Available data
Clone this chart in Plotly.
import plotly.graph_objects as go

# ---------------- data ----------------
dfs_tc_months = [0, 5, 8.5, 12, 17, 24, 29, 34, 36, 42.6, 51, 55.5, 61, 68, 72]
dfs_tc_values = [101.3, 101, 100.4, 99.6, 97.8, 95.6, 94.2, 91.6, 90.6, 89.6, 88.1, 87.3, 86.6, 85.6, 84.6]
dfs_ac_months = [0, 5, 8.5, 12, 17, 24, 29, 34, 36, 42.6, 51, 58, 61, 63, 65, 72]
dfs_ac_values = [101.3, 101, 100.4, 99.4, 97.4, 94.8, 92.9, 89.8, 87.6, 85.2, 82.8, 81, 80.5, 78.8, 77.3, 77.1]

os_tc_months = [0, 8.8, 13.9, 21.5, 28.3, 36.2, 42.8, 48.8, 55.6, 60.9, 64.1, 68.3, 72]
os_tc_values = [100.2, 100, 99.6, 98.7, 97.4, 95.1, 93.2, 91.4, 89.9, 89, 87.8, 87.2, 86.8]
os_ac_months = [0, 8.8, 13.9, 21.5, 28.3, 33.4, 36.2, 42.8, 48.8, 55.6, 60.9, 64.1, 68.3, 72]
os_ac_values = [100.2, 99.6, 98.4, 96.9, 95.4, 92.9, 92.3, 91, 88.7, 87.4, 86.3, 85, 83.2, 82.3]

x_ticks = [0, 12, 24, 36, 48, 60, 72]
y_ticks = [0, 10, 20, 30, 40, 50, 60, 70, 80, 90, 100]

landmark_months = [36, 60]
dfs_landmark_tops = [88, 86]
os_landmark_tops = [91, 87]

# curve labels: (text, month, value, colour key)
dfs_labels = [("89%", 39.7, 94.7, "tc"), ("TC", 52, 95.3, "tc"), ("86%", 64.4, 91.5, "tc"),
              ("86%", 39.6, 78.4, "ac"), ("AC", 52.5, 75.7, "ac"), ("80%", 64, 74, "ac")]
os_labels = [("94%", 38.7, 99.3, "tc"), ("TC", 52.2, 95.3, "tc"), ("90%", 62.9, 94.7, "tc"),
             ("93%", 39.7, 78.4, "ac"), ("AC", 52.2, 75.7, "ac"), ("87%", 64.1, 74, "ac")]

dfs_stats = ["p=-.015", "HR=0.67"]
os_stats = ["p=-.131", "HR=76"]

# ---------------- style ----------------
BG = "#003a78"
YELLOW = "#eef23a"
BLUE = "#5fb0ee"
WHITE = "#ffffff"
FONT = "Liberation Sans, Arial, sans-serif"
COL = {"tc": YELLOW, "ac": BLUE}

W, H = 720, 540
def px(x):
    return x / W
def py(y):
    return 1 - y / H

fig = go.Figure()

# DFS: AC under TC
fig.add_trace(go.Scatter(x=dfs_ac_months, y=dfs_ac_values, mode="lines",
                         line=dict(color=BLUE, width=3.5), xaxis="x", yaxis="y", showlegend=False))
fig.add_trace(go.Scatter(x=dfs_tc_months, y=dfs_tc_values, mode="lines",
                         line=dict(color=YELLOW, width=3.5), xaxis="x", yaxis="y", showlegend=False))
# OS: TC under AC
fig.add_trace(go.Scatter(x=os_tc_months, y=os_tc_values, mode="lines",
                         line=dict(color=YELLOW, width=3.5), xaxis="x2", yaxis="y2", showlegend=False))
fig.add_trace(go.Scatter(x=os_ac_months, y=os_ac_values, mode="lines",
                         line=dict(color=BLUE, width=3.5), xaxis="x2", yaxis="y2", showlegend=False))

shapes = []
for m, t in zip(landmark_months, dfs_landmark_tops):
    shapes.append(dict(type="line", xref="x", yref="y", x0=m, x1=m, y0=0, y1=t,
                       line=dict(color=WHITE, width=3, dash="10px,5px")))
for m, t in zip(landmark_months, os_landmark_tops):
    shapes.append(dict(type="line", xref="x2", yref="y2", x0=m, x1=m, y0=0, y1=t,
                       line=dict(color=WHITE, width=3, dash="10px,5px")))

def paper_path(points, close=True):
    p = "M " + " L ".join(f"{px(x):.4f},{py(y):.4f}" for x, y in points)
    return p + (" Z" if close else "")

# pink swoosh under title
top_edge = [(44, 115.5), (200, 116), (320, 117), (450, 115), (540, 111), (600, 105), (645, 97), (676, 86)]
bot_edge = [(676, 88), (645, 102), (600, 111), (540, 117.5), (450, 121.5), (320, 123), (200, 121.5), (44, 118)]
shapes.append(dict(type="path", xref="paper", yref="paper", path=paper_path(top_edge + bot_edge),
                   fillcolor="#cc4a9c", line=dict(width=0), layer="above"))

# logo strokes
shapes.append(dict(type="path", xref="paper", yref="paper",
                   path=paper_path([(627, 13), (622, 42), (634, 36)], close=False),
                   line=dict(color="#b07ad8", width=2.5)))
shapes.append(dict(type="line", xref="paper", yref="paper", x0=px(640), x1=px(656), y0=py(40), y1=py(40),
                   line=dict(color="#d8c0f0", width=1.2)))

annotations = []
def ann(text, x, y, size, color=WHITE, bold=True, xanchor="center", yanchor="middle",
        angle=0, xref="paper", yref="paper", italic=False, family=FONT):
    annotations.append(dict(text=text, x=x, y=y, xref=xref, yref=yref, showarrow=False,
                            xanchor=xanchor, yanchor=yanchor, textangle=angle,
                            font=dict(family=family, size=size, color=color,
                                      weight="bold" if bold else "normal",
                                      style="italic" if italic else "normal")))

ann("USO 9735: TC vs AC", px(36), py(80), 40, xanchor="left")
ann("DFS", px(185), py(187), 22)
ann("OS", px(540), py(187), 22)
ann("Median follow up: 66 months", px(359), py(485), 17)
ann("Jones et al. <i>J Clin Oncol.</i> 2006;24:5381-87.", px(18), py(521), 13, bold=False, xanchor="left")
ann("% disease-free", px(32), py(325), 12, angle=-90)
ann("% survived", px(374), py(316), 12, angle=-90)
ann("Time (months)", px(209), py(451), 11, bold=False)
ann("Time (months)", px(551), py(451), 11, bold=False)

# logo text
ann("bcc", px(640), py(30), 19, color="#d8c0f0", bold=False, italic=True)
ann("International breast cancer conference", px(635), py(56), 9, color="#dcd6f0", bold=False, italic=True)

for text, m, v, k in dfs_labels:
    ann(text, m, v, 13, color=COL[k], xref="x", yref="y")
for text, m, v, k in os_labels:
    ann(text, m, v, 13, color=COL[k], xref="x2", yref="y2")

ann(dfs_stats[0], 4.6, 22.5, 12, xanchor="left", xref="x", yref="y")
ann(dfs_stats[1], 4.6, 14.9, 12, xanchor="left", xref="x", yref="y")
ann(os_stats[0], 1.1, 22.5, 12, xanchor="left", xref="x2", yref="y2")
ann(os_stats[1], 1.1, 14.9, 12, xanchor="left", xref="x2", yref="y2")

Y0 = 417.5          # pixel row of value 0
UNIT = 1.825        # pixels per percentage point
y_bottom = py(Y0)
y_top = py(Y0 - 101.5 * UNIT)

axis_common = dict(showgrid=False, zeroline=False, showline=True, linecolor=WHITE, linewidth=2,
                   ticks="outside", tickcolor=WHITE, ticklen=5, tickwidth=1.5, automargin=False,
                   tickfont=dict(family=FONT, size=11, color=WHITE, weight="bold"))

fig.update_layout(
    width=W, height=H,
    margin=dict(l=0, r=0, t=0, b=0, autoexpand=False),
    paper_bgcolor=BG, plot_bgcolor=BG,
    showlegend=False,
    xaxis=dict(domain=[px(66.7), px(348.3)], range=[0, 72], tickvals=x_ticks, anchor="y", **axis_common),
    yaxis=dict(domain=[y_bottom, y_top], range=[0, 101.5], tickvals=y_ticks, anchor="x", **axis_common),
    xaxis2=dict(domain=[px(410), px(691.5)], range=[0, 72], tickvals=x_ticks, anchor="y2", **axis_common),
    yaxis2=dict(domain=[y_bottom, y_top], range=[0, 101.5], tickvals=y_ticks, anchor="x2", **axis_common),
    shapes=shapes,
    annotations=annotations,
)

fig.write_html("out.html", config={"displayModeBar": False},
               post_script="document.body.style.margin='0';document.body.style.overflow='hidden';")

Work to complete
Only the lines from the first line of the material above through the line that contains "os_landmark_tops = [91, 87]" should be quoted, each one exactly.

Output for this exercise
Clone this chart in Plotly.
import plotly.graph_objects as go

# ---------------- data ----------------
dfs_tc_months = [0, 5, 8.5, 12, 17, 24, 29, 34, 36, 42.6, 51, 55.5, 61, 68, 72]
dfs_tc_values = [101.3, 101, 100.4, 99.6, 97.8, 95.6, 94.2, 91.6, 90.6, 89.6, 88.1, 87.3, 86.6, 85.6, 84.6]
dfs_ac_months = [0, 5, 8.5, 12, 17, 24, 29, 34, 36, 42.6, 51, 58, 61, 63, 65, 72]
dfs_ac_values = [101.3, 101, 100.4, 99.4, 97.4, 94.8, 92.9, 89.8, 87.6, 85.2, 82.8, 81, 80.5, 78.8, 77.3, 77.1]

os_tc_months = [0, 8.8, 13.9, 21.5, 28.3, 36.2, 42.8, 48.8, 55.6, 60.9, 64.1, 68.3, 72]
os_tc_values = [100.2, 100, 99.6, 98.7, 97.4, 95.1, 93.2, 91.4, 89.9, 89, 87.8, 87.2, 86.8]
os_ac_months = [0, 8.8, 13.9, 21.5, 28.3, 33.4, 36.2, 42.8, 48.8, 55.6, 60.9, 64.1, 68.3, 72]
os_ac_values = [100.2, 99.6, 98.4, 96.9, 95.4, 92.9, 92.3, 91, 88.7, 87.4, 86.3, 85, 83.2, 82.3]

x_ticks = [0, 12, 24, 36, 48, 60, 72]
y_ticks = [0, 10, 20, 30, 40, 50, 60, 70, 80, 90, 100]

landmark_months = [36, 60]
dfs_landmark_tops = [88, 86]
os_landmark_tops = [91, 87]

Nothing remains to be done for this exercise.